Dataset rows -
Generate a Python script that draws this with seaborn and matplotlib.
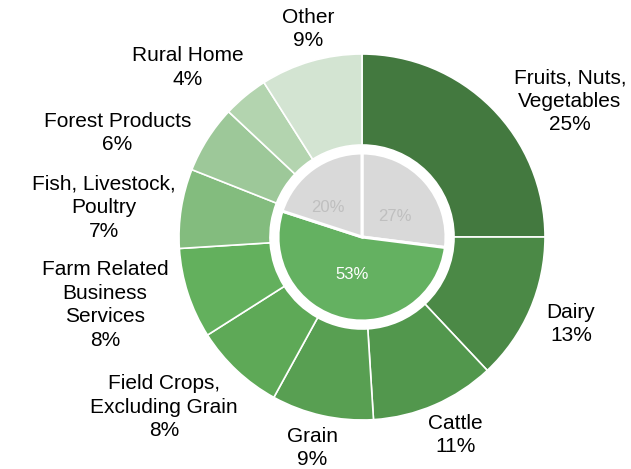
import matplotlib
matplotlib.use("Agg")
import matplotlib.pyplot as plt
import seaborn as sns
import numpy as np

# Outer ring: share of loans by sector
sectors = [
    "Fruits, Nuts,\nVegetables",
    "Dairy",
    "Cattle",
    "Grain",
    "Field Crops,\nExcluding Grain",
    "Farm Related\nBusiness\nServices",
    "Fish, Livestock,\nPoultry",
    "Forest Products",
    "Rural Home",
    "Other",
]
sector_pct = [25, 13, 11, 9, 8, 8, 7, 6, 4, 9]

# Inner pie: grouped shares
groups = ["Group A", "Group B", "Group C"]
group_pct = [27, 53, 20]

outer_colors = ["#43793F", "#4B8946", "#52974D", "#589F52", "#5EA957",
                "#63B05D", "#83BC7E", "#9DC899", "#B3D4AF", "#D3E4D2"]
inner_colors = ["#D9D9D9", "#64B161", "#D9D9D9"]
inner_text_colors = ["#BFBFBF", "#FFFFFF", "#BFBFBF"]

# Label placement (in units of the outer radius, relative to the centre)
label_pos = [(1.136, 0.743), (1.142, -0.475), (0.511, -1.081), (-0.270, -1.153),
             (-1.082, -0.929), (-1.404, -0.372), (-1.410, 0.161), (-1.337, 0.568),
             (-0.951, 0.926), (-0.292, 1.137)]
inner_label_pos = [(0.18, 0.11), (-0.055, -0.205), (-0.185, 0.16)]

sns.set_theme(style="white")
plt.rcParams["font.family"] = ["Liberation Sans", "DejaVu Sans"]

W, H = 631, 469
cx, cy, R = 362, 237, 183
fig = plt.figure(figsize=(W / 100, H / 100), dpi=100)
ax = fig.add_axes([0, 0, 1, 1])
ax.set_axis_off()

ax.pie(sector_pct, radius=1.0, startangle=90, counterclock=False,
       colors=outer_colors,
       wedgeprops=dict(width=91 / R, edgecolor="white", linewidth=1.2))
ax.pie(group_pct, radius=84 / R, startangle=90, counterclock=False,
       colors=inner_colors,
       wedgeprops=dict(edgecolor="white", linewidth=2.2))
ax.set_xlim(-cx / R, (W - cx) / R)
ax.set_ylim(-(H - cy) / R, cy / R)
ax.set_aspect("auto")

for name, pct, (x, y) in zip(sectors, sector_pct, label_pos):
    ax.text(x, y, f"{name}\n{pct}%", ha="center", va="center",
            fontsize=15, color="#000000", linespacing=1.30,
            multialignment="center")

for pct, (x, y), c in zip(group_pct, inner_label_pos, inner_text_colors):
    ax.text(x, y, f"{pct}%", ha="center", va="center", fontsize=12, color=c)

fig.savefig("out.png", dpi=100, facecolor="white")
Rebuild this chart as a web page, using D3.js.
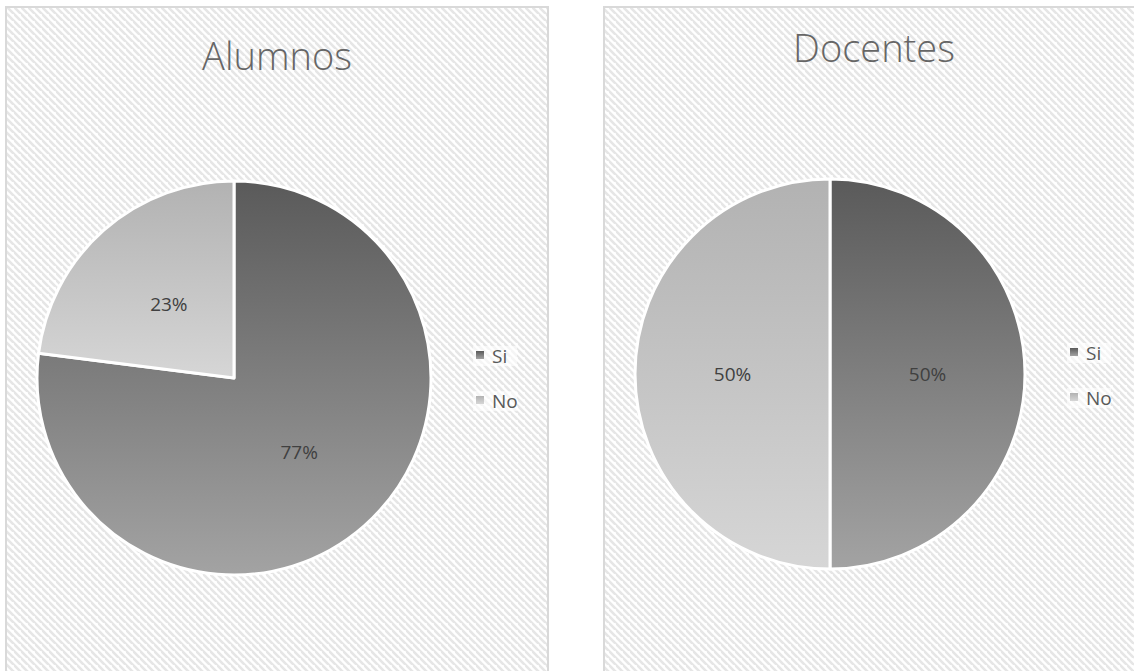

EXERCISE OBJECTIVE - Hand back the exact lines from the start of the entries to the line with "import numpy as np", both ends kept and pictures left out.

CORRECT RESULT -
Generate a Python script that draws this with seaborn and matplotlib.
import matplotlib
matplotlib.use("Agg")
import matplotlib.pyplot as plt
import seaborn as sns
import numpy as np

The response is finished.